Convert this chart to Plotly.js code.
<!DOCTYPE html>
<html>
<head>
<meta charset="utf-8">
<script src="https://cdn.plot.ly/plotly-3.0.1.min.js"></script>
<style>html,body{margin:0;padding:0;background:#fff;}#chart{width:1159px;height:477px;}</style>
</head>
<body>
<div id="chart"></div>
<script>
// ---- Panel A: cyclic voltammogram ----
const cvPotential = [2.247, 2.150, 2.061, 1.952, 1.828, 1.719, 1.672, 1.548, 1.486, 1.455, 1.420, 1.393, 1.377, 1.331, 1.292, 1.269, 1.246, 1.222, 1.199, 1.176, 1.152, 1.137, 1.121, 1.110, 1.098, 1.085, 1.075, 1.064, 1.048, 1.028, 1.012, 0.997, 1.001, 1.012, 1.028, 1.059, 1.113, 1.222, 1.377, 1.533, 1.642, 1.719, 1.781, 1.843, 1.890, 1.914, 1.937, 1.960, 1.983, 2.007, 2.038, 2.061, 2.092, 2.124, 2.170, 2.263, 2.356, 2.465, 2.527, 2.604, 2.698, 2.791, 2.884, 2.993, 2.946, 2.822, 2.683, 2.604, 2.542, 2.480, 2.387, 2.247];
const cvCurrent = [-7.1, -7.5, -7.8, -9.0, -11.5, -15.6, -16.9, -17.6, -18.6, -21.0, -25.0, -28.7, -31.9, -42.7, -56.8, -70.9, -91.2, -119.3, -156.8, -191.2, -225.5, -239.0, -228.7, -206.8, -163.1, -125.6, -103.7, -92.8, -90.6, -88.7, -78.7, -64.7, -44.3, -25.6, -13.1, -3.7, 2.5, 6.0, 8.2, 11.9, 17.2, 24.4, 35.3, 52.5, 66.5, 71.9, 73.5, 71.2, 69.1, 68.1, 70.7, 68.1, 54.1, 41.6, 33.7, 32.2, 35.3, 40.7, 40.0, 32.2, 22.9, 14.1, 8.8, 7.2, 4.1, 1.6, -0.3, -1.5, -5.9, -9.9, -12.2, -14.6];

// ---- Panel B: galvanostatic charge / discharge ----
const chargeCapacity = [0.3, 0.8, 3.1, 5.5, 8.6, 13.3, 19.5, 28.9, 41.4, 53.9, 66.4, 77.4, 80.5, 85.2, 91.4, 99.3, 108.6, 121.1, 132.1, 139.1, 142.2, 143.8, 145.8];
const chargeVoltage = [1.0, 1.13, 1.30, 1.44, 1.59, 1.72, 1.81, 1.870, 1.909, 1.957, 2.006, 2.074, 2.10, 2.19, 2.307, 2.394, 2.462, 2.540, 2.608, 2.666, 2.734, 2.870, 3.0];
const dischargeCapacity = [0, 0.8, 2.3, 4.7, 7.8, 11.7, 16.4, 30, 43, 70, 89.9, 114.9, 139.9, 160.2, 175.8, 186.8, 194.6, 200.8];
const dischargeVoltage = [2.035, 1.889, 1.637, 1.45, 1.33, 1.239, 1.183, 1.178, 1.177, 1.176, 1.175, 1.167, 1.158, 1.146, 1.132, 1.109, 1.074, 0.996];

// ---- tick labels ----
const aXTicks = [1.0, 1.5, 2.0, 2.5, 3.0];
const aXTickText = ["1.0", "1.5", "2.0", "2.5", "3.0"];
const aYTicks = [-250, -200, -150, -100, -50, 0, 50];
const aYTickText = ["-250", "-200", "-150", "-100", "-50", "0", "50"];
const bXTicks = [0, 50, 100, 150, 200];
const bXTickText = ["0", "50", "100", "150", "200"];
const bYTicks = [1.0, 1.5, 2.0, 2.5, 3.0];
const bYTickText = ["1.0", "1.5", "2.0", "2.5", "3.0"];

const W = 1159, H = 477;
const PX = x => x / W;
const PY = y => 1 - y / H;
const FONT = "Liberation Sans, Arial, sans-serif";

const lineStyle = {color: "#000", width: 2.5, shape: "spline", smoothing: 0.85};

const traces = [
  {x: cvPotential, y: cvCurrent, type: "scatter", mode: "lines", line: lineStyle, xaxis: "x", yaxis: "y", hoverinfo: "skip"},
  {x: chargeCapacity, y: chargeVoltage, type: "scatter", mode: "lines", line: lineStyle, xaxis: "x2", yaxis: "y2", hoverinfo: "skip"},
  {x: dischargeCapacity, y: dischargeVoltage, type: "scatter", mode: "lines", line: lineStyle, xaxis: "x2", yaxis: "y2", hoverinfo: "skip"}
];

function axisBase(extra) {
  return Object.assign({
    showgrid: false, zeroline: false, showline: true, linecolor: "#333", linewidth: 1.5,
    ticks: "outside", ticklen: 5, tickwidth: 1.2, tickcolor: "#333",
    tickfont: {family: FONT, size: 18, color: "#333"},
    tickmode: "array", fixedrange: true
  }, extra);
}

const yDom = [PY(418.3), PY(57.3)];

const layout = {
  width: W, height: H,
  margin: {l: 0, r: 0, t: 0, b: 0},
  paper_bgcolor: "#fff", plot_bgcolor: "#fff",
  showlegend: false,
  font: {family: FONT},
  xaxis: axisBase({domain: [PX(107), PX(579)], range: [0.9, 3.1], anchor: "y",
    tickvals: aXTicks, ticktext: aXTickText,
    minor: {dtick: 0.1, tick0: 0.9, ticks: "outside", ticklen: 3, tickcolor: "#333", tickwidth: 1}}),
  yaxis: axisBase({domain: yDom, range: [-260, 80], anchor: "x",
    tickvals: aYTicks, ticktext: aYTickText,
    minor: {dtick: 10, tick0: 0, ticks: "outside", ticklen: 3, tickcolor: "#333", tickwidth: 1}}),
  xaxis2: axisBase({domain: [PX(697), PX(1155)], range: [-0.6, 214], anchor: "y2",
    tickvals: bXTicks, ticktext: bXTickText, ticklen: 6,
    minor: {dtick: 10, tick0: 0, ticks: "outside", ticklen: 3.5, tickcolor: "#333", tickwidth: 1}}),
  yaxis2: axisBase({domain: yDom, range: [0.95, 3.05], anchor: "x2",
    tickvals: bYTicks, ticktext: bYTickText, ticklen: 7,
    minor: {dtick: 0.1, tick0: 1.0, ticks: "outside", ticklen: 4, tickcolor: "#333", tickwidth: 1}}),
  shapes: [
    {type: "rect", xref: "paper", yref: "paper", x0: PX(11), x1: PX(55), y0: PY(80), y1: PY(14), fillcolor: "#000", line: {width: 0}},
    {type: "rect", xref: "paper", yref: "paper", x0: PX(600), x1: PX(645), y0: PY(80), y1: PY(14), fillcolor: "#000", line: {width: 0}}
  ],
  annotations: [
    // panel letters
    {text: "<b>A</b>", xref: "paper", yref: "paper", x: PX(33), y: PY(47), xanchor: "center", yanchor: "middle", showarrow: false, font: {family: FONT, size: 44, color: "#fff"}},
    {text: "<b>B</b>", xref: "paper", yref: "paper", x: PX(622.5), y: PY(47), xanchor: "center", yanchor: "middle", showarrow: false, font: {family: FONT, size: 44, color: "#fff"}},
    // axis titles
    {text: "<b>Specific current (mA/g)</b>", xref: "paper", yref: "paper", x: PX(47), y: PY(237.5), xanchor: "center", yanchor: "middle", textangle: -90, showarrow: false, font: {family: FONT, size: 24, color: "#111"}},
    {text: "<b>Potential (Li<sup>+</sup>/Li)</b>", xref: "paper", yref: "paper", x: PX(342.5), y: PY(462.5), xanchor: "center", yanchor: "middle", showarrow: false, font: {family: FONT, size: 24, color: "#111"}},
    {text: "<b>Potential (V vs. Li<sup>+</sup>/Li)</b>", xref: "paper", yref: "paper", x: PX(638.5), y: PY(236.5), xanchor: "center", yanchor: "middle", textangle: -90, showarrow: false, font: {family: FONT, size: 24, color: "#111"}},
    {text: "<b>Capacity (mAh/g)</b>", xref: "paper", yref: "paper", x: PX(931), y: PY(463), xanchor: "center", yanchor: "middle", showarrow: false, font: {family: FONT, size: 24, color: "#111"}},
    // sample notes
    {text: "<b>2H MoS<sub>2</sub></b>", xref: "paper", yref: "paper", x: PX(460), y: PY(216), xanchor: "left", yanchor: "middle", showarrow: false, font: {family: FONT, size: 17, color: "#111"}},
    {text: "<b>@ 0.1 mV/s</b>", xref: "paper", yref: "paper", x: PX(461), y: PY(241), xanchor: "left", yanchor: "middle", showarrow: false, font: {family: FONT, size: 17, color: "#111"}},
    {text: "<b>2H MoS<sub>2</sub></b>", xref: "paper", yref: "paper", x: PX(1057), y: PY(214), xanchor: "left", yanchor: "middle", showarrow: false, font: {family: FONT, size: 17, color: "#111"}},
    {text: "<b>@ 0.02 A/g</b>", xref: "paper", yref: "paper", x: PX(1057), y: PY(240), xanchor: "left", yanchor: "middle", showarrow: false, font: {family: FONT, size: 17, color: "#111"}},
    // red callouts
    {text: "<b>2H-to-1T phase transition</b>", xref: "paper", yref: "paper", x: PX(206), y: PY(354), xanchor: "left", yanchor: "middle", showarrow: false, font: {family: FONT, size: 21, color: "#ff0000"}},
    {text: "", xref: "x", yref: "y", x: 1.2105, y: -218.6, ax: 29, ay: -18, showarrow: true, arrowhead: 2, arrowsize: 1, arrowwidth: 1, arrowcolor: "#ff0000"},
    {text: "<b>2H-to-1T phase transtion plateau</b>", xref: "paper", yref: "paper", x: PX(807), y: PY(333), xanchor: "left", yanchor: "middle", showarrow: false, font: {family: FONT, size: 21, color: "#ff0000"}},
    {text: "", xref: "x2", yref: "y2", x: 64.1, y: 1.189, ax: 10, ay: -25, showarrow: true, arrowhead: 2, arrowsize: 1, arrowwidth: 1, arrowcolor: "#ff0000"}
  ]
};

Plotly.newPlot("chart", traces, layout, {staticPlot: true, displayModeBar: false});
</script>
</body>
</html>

******

■ Task directions
Word for word, reproduce the listing above from its start up to and including the line that has "-9.9, -12.2, -14.6];". Give only those lines.

■ Correct answer
Convert this chart to Plotly.js code.
<!DOCTYPE html>
<html>
<head>
<meta charset="utf-8">
<script src="https://cdn.plot.ly/plotly-3.0.1.min.js"></script>
<style>html,body{margin:0;padding:0;background:#fff;}#chart{width:1159px;height:477px;}</style>
</head>
<body>
<div id="chart"></div>
<script>
// ---- Panel A: cyclic voltammogram ----
const cvPotential = [2.247, 2.150, 2.061, 1.952, 1.828, 1.719, 1.672, 1.548, 1.486, 1.455, 1.420, 1.393, 1.377, 1.331, 1.292, 1.269, 1.246, 1.222, 1.199, 1.176, 1.152, 1.137, 1.121, 1.110, 1.098, 1.085, 1.075, 1.064, 1.048, 1.028, 1.012, 0.997, 1.001, 1.012, 1.028, 1.059, 1.113, 1.222, 1.377, 1.533, 1.642, 1.719, 1.781, 1.843, 1.890, 1.914, 1.937, 1.960, 1.983, 2.007, 2.038, 2.061, 2.092, 2.124, 2.170, 2.263, 2.356, 2.465, 2.527, 2.604, 2.698, 2.791, 2.884, 2.993, 2.946, 2.822, 2.683, 2.604, 2.542, 2.480, 2.387, 2.247];
const cvCurrent = [-7.1, -7.5, -7.8, -9.0, -11.5, -15.6, -16.9, -17.6, -18.6, -21.0, -25.0, -28.7, -31.9, -42.7, -56.8, -70.9, -91.2, -119.3, -156.8, -191.2, -225.5, -239.0, -228.7, -206.8, -163.1, -125.6, -103.7, -92.8, -90.6, -88.7, -78.7, -64.7, -44.3, -25.6, -13.1, -3.7, 2.5, 6.0, 8.2, 11.9, 17.2, 24.4, 35.3, 52.5, 66.5, 71.9, 73.5, 71.2, 69.1, 68.1, 70.7, 68.1, 54.1, 41.6, 33.7, 32.2, 35.3, 40.7, 40.0, 32.2, 22.9, 14.1, 8.8, 7.2, 4.1, 1.6, -0.3, -1.5, -5.9, -9.9, -12.2, -14.6];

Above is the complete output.